Justice – Week 7 Round-up
Where I reflect on moral default settings, power and the beige beauty of justice.
Halfway through this project, I decided to look back and read through my first six posts: what I did, what I learned, and what new insights emerged about justice.
The practice brought up all sorts of unpleasant emotions: grief, anguish, disgust. No wonder: it cast a harsh light on my own moral fabric. I was socialised to cheat the system. To this day, I have an inner tendency to value strength and cunning over righteous obedience. I rarely default to moral outrage, and suspect anyone who does of stupidity. I also tend to respect whoever chooses to work in the entrails of the system over those who adopt a morally comfortable position. All of which is pure bias, of course, with an extra layer of inherited prejudice. My family ‘knows’ about Arabs, women, Africans, and shared that ‘knowledge’ over dinner throughout my early years. Stories were implanted in me young, ingraining a certain worldview. So much so that efforts at decolonizing or depatriarchalizing my brain – the pre-condition of justice – feel like a betrayal of my own tradition.

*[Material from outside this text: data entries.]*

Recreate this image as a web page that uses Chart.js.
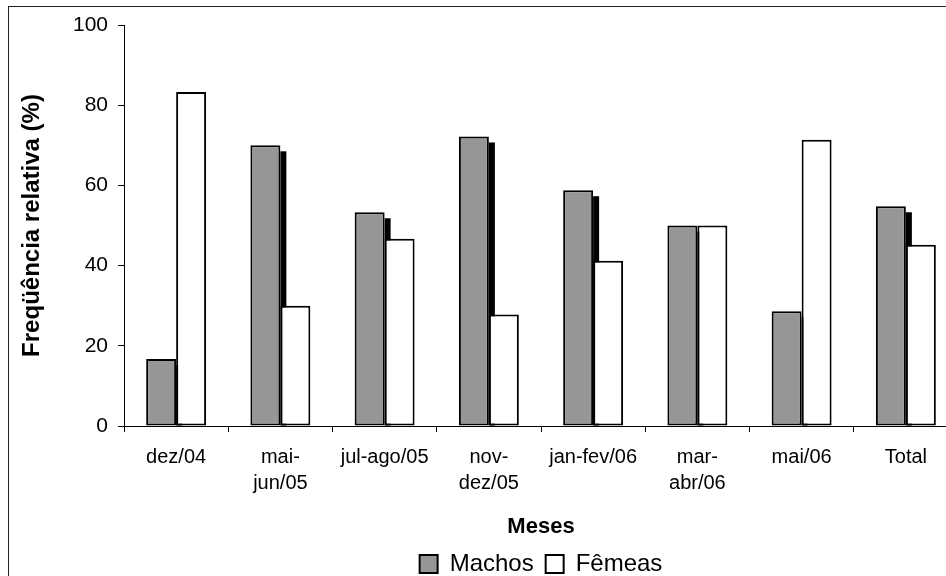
<!DOCTYPE html>
<html>
<head>
<meta charset="utf-8">
<script src="https://cdn.jsdelivr.net/npm/chart.js@4"></script>
<style>
  html, body { margin: 0; padding: 0; background: #fff; overflow: hidden; width: 946px; height: 576px; }
  #frame { position: absolute; left: 8px; top: 6px; width: 1100px; height: 700px; border: 1.5px solid #222; box-sizing: border-box; }
  #wrap { position: absolute; left: 0; top: 0; width: 1000px; height: 600px; }
</style>
</head>
<body>
<div id="frame"></div>
<div id="wrap"><canvas id="c" width="1000" height="600"></canvas></div>
<script>
const categories = ['dez/04', ['mai-', 'jun/05'], 'jul-ago/05', ['nov-', 'dez/05'], 'jan-fev/06', ['mar-', 'abr/06'], 'mai/06', 'Total'];
const machos = [16.7, 70.0, 53.3, 72.2, 58.8, 50.0, 28.6, 54.8];
const femeas = [83.3, 30.0, 46.7, 27.8, 41.2, 50.0, 71.4, 45.2];
const yTicks = [0, 20, 40, 60, 80, 100];

Chart.defaults.font.family = "'Liberation Sans', Arial, sans-serif";
Chart.defaults.color = '#000';

const shadowPlugin = {
  id: 'barShadow',
  beforeDatasetsDraw(chart) {
    const ctx = chart.ctx;
    const meta = chart.getDatasetMeta(0);
    ctx.save();
    ctx.fillStyle = '#000';
    meta.data.forEach(el => {
      const p = el.getProps(['x', 'y', 'base', 'width'], true);
      const x0 = p.x + p.width / 2;
      ctx.fillRect(x0, p.y + 6, 6, p.base - p.y - 6);
    });
    ctx.restore();
  }
};

new Chart(document.getElementById('c'), {
  type: 'bar',
  data: {
    labels: categories,
    datasets: [
      { label: 'Machos', data: machos, backgroundColor: '#969696', borderColor: '#000', borderWidth: 2, borderSkipped: false },
      { label: 'Fêmeas', data: femeas, backgroundColor: '#ffffff', borderColor: '#000', borderWidth: 2, borderSkipped: false }
    ]
  },
  options: {
    responsive: false,
    animation: false,
    events: [],
    layout: { padding: { left: 0, top: 25, right: 42, bottom: 14 } },
    datasets: { bar: { categoryPercentage: 0.575, barPercentage: 1.0 } },
    plugins: {
      tooltip: { enabled: false },
      legend: {
        position: 'bottom',
        fullSize: false,
        labels: {
          boxWidth: 18, boxHeight: 18, padding: 12,
          font: { size: 24 }, color: '#000'
        }
      }
    },
    scales: {
      x: {
        grid: { display: true, drawOnChartArea: false, drawTicks: true, tickLength: 6, color: '#000', offset: true },
        border: { display: true, color: '#000', width: 1 },
        ticks: { font: { size: 20, lineHeight: 1.3 }, color: '#000', maxRotation: 0, autoSkip: false, padding: 12 },
        title: { display: true, text: 'Meses', font: { size: 22, weight: 'bold' }, color: '#000', padding: { top: 0, bottom: 0 } },
        afterFit(scale) { scale.height = 114; }
      },
      y: {
        min: 0, max: 100,
        afterBuildTicks(scale) { scale.ticks = yTicks.map(v => ({ value: v })); },
        grid: { display: true, drawOnChartArea: false, drawTicks: true, tickLength: 6, color: '#000' },
        border: { display: true, color: '#000', width: 1 },
        ticks: { font: { size: 21 }, color: '#000', padding: 10 },
        title: { display: true, text: 'Freqüência relativa (%)', font: { size: 24, weight: 'bold' }, color: '#000', padding: { top: 18, bottom: 0 } },
        afterFit(scale) { scale.width = 124; }
      }
    }
  },
  plugins: [shadowPlugin]
});
</script>
</body>
</html>
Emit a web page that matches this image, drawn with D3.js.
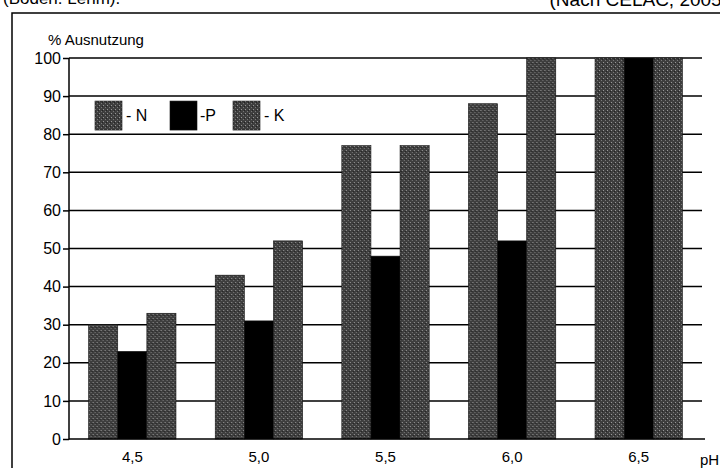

Six weeks exploring the virtue also cast a harsh light on the present world, where justice is in the service of power. Unlike Athenian democracy, which punished its corrupt generals even after a victory, we live in a system that largely dissolves responsibility for those in privileged positions. Environmental activists face harsher punishment than white collar criminals. If all the money lost to tax evasion in tax havens was shared among the 700 million people who live on less than $US 2.15 a day, it would about double their income. Our financial system is certainly not guided by principles of justice.
Or is it, from one angle? Judicial power is where we build and maintain a model of shared meaning, by integrating deviant behaviour into a shared framework. Justice demands that we find common measure between categories, so they can be weighed in the same balance. We’re hardly succeeding, of course. Our moral landscape pits the rights of one group against those of another. For a week, I tried an exercise I called ‘connecting with source’: every day, I would notice all the material things around me and mentally trace their origins. I rapidly started spiralling when I took in the levels of exploitation that my comfort depends on. Yet when I shifted perspective, extending gratitude to the people who make my life comfortable, I felt an instant shift – an urge to defend tax breaks for tradies and let the poor fend for themselves. Social justice acts in favour of the downtrodden, but it’s easy to neglect them in favour of an imagined set of hard-working people – who smell better, and are easier to love.
In short, reflecting on justice got me back to power as a default setting. There is the drive of revenge, the drama triangle, and the urge to find a perpetrator wherever we see a victim. There is our own inflexibility, doubling down on whatever position we took. Changing course requires acknowledging our own past shortcomings. In turn, we have to mourn the loss of our self-image, and accept our flaws: how uncomfortable! Then there is our incapacity to sit still, and a sense of self that demands constant business. So that we find ourselves praising those who drain our planet’s resources, for fear of having to sit in a room with nothing to do.
What can we do, then, to cultivate justice? A lot of it comes down to discernment. It’s testing that we do know the facts indeed, and have a sound model of causality. It’s testing that we have a correct model of reality, and describe how things work accurately – all so that the right people can be rewarded or punished. It’s trying to keep categories distinct, so we’re not utterly confused. In particular, it’s not mixing up money with everything else.
More fundamentally, it’s about developing a sense for what I came to call the beige beauty of justice. On the one hand, the virtue is approximate and fudges things. As the glue that binds our shared reality together, it aims for viscosity. Not every decision should be made on the basis of success and efficiency. Judges are a deliberate inhibitor holding executive power in check. None of that is very glamorous. On the other hand, justice is design excellence that keep society together. The just action is well proportioned and pleasant to behold. It comes with complete creative freedom. Unlike agonistic attorneys, the just are not in it to win, but make a thing of beauty that, for a moment at least, will temper our aspiration to drama.